The reason I didn’t get it was that I didn’t read Gerrard’s tasting notes before I dove in. I generally don’t like to read the tasting notes as I feel they’ll influence my thoughts, but on this occasion I should have. The reason I should have is that I didn’t have a clue what a “lumi” was. Well they are, to quote Gerrard, “ripe limes boiled in salt water and sun-dried”. And those flavours that are most noticeable about this bar.
I’m used to acidic flavours in dark chocolate but less so in milk chocolate. The flavours are of an intensely fruity nature and also carries the slight saltiness. I think this bar is an acquired taste, but a wonderful one at that.
I’m too used to milk chocolate that’s created to be knocked back, created in the same vein as the mass-market confectioners.
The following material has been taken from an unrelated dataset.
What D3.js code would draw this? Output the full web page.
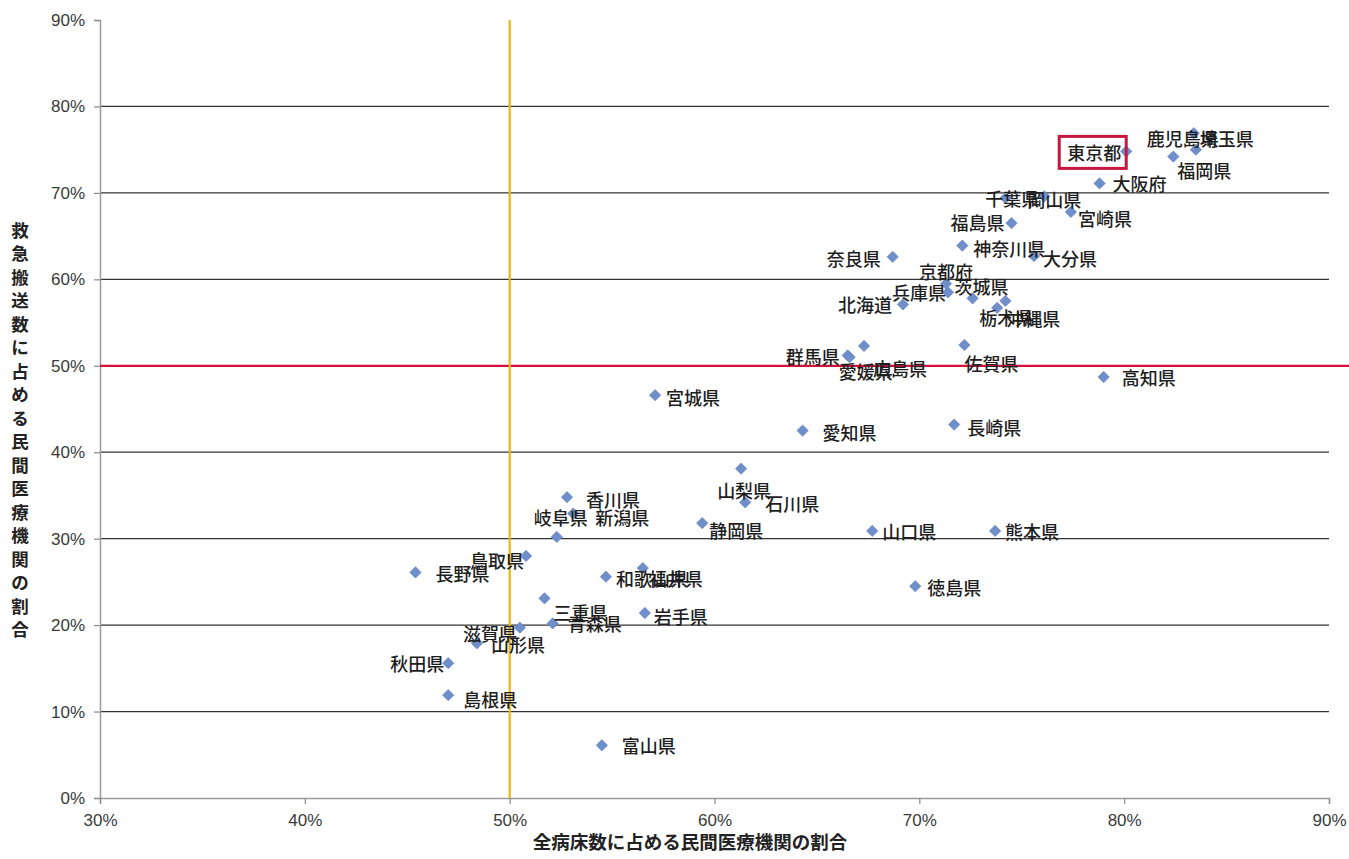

This bar is not for those that like a bar of Dairy Milk with their Boots meal deal, it a bar for adventurous milk chocolate fans that like to try something different.
What’s more, the big boy confectionary has no soul to me, whereas this bar is handmade on a small scale and that special feeling is just missing in the unimaginative bars. But that’s not to say there isn’t a downside to it. There is a strange milky edge to most of the Artisan du Chocolat milk chocolate bars which is a world away from the sweetness and oily nature that those who are used to confectionary my night appreciate. Perhaps the absence of palm oil will confuse some people.
It’s the frame-of-mind that I’m in. I always think milk chocolate should be sweet – my problem.